## Provided data
■ ■ ■
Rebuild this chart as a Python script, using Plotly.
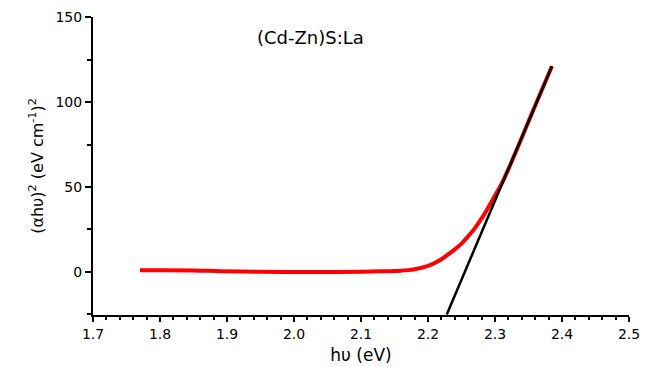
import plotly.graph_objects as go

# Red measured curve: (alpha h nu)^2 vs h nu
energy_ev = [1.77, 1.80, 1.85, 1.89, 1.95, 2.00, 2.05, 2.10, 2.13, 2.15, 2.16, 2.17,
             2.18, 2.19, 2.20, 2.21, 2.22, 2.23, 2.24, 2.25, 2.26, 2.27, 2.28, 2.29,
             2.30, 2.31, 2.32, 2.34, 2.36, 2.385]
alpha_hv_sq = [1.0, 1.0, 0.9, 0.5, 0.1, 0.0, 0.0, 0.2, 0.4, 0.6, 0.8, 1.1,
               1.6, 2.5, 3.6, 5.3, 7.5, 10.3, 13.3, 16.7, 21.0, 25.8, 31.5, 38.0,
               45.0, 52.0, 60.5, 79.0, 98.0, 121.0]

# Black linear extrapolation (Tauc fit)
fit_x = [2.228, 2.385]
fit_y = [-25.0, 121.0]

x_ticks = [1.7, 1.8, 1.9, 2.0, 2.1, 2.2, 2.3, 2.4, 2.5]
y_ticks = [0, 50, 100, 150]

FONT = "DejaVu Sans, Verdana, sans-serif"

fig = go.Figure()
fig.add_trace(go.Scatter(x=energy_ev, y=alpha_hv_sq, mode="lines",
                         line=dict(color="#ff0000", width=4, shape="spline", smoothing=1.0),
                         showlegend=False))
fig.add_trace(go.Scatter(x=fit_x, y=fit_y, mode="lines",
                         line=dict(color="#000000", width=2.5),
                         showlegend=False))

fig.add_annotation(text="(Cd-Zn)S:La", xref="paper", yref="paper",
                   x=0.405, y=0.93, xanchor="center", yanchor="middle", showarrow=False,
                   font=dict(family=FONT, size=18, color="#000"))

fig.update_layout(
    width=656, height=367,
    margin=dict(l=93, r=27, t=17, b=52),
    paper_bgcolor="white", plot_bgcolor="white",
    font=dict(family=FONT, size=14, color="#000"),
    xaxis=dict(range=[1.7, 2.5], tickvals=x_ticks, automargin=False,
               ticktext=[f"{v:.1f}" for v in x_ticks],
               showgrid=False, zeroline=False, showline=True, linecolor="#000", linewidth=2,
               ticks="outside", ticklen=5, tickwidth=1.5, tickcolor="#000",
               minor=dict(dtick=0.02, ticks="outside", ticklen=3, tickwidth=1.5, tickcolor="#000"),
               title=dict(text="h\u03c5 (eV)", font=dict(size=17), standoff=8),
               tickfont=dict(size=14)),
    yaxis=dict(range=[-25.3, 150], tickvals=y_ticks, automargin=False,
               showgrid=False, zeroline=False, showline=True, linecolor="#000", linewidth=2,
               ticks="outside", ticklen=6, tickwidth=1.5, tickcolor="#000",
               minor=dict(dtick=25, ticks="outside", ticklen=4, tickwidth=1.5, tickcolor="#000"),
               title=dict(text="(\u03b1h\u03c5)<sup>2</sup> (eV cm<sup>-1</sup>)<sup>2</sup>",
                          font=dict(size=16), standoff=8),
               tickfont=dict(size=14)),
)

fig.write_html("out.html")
■ ■ ■
## What you have to do
Make an exact reproduction of the listing above, without any pictures.

## Solved exercise
Rebuild this chart as a Python script, using Plotly.
import plotly.graph_objects as go

# Red measured curve: (alpha h nu)^2 vs h nu
energy_ev = [1.77, 1.80, 1.85, 1.89, 1.95, 2.00, 2.05, 2.10, 2.13, 2.15, 2.16, 2.17,
             2.18, 2.19, 2.20, 2.21, 2.22, 2.23, 2.24, 2.25, 2.26, 2.27, 2.28, 2.29,
             2.30, 2.31, 2.32, 2.34, 2.36, 2.385]
alpha_hv_sq = [1.0, 1.0, 0.9, 0.5, 0.1, 0.0, 0.0, 0.2, 0.4, 0.6, 0.8, 1.1,
               1.6, 2.5, 3.6, 5.3, 7.5, 10.3, 13.3, 16.7, 21.0, 25.8, 31.5, 38.0,
               45.0, 52.0, 60.5, 79.0, 98.0, 121.0]

# Black linear extrapolation (Tauc fit)
fit_x = [2.228, 2.385]
fit_y = [-25.0, 121.0]

x_ticks = [1.7, 1.8, 1.9, 2.0, 2.1, 2.2, 2.3, 2.4, 2.5]
y_ticks = [0, 50, 100, 150]

FONT = "DejaVu Sans, Verdana, sans-serif"

fig = go.Figure()
fig.add_trace(go.Scatter(x=energy_ev, y=alpha_hv_sq, mode="lines",
                         line=dict(color="#ff0000", width=4, shape="spline", smoothing=1.0),
                         showlegend=False))
fig.add_trace(go.Scatter(x=fit_x, y=fit_y, mode="lines",
                         line=dict(color="#000000", width=2.5),
                         showlegend=False))

fig.add_annotation(text="(Cd-Zn)S:La", xref="paper", yref="paper",
                   x=0.405, y=0.93, xanchor="center", yanchor="middle", showarrow=False,
                   font=dict(family=FONT, size=18, color="#000"))

fig.update_layout(
    width=656, height=367,
    margin=dict(l=93, r=27, t=17, b=52),
    paper_bgcolor="white", plot_bgcolor="white",
    font=dict(family=FONT, size=14, color="#000"),
    xaxis=dict(range=[1.7, 2.5], tickvals=x_ticks, automargin=False,
               ticktext=[f"{v:.1f}" for v in x_ticks],
               showgrid=False, zeroline=False, showline=True, linecolor="#000", linewidth=2,
               ticks="outside", ticklen=5, tickwidth=1.5, tickcolor="#000",
               minor=dict(dtick=0.02, ticks="outside", ticklen=3, tickwidth=1.5, tickcolor="#000"),
               title=dict(text="h\u03c5 (eV)", font=dict(size=17), standoff=8),
               tickfont=dict(size=14)),
    yaxis=dict(range=[-25.3, 150], tickvals=y_ticks, automargin=False,
               showgrid=False, zeroline=False, showline=True, linecolor="#000", linewidth=2,
               ticks="outside", ticklen=6, tickwidth=1.5, tickcolor="#000",
               minor=dict(dtick=25, ticks="outside", ticklen=4, tickwidth=1.5, tickcolor="#000"),
               title=dict(text="(\u03b1h\u03c5)<sup>2</sup> (eV cm<sup>-1</sup>)<sup>2</sup>",
                          font=dict(size=16), standoff=8),
               tickfont=dict(size=14)),
)

fig.write_html("out.html")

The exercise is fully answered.